以下は、アクティングアウト中につかった、製品イメージの映像。


iPhoneがあると、こんなプロトタイプも瞬間でできてしまうわけですね。ささっとこういうのを作れる安藤研学生は、立派。もちろん、逆再生ビデオ。iPhoneをつかったプロダクトイメージのプロトタイプの可能性が広がるかも。。。


チーム2:登尾、岡野、高岡、菅谷




●バリューシナリオ
「掃除のタイミングがわかって、掃除をした後に褒めてもらえるので、段々掃除が好きになった」というバリューシナリオ。なるどほね。ポイントは「掃除のタイミングがわかる」ことなんだけど、掃除のタイミングがわかるってどういうことだろう? それってKA法の価値のどれだろう?

●アクティビリティシナリオ
なんと! 製品が掃除のタイミングを教えてくれると同時に、友達を呼んでしまう(笑)! 友達が来ちゃうから掃除しなきゃーって(笑)。一種の脅しですね。でも、友達が来るかどうかは友達次第だし、どうなのかな? でも、発想は面白い。

●アクティングアウト




うーん。アクティングアウトでみると、あんまりピンとこないなーと言う感じがします。アクティングアウトはやってみて、オーディエンスに計画したバリューシナリオの価値が伝わるか伝わらないかが評価の一つの指標です。受けが悪い場合は、どこかがまずいのでリファインしましょう。
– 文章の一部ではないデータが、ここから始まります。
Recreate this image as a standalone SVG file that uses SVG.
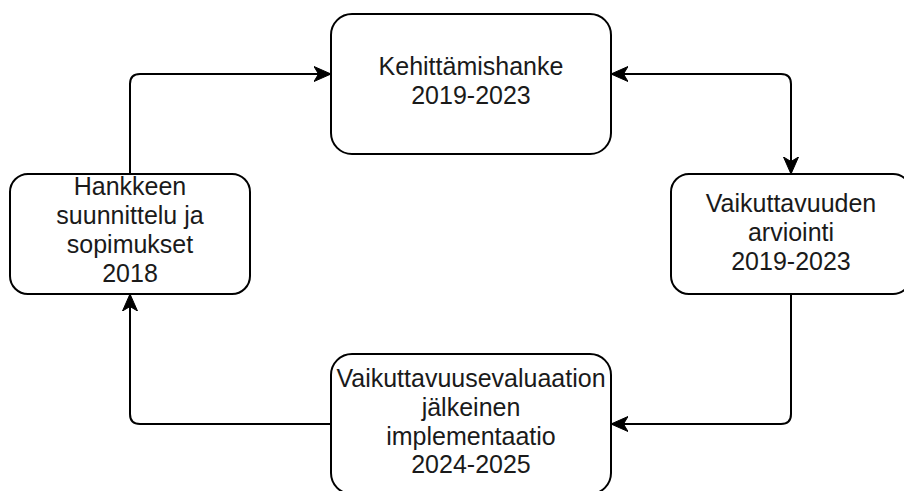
<svg xmlns="http://www.w3.org/2000/svg" width="904" height="491" viewBox="0 0 904 491">
<style>
.box{fill:#fff;stroke:#000;stroke-width:2}
.lbl{font-family:"Liberation Sans",Arial,sans-serif;font-size:25px;fill:#1a1a1a;text-anchor:middle}
.edge{fill:none;stroke:#000;stroke-width:2}
</style>
<defs>
<marker id="arr" viewBox="-17 -9 18 18" refX="0" refY="0" markerWidth="18" markerHeight="18" markerUnits="userSpaceOnUse" orient="auto-start-reverse">
<path d="M0,0 L-17,-7.5 L-12.5,0 L-17,7.5 Z" fill="#000" stroke="#000" stroke-width="1"/>
</marker>
</defs>
<rect width="904" height="491" fill="#fff"/>
<g id="connectors">
<path class="edge" d="M130,174 L130,84 Q130,74 140,74 L331,74" marker-end="url(#arr)"/>
<path class="edge" d="M611,74 L781,74 Q791,74 791,84 L791,174" marker-start="url(#arr)" marker-end="url(#arr)"/>
<path class="edge" d="M791,294 L791,414 Q791,424 781,424 L611,424" marker-end="url(#arr)"/>
<path class="edge" d="M331,424 L140,424 Q130,424 130,414 L130,294" marker-end="url(#arr)"/>
</g>
<g id="kehittamishanke">
<rect class="box" x="331" y="14" width="280" height="140" rx="21" ry="21"/>
<text class="lbl" x="471" y="75">Kehittämishanke</text>
<text class="lbl" x="471" y="104">2019-2023</text>
</g>
<g id="vaikuttavuuden-arviointi">
<rect class="box" x="671" y="174" width="240" height="120" rx="18" ry="18"/>
<text class="lbl" x="791" y="212">Vaikuttavuuden</text>
<text class="lbl" x="791" y="241">arviointi</text>
<text class="lbl" x="791" y="270">2019-2023</text>
</g>
<g id="implementaatio">
<rect class="box" x="331" y="354" width="280" height="140" rx="21" ry="21"/>
<text class="lbl" x="471" y="387">Vaikuttavuusevaluaation</text>
<text class="lbl" x="471" y="416">jälkeinen</text>
<text class="lbl" x="471" y="445">implementaatio</text>
<text class="lbl" x="471" y="473">2024-2025</text>
</g>
<g id="hankkeen-suunnittelu">
<rect class="box" x="10" y="174" width="240" height="120" rx="18" ry="18"/>
<text class="lbl" x="130" y="195">Hankkeen</text>
<text class="lbl" x="130" y="224">suunnittelu ja</text>
<text class="lbl" x="130" y="253">sopimukset</text>
<text class="lbl" x="130" y="282">2018</text>
</g>
</svg>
このアイディアの場合、「掃除のタイミングを教えてくれる」というのが、KA法の分析では当てはまるものがないというのが問題でしょうね。もしかしたら価値の解釈を間違ってしまったのかもしれませんね。

まとめ

2チームとも、まずは構造化シナリオ法で考えることは出来たと思います。特にチーム1は、ラピッドに効果を表現するビデオを作成してアクティングアウトで見せるなど、すばらしかったです。よく考えたらこのチームは、情報デザイン演習でアクティングアウトを経験したことがある学生が、3人もいたからですね。なるほど納得。

一方、チーム2はそもそもユーザーの本質的要求価値をうまく設定できなかったため、ハイコンテキストな解決策になってしまったのが分かりにくさの原因でしょうね。ただ、「友達を同時に呼んでしまう」という発想は、学生ならではで面白いくてよかったです。

安藤研のほとんどはプロダクトデザインコースの学生です。このワークショップが終わった後の振り返りの時、ある学生が「プロダクトだと、作品ができた後に先生から“これ誰がいつ使うの?”って言われたりするけど、最初から考える方法を知らなかった」とのこと。そうだよねー。プロダクトは、こういう体験から発想することを教えませんからね。

UXDのデザインアプローチの一つ、構造化シナリオ法でした。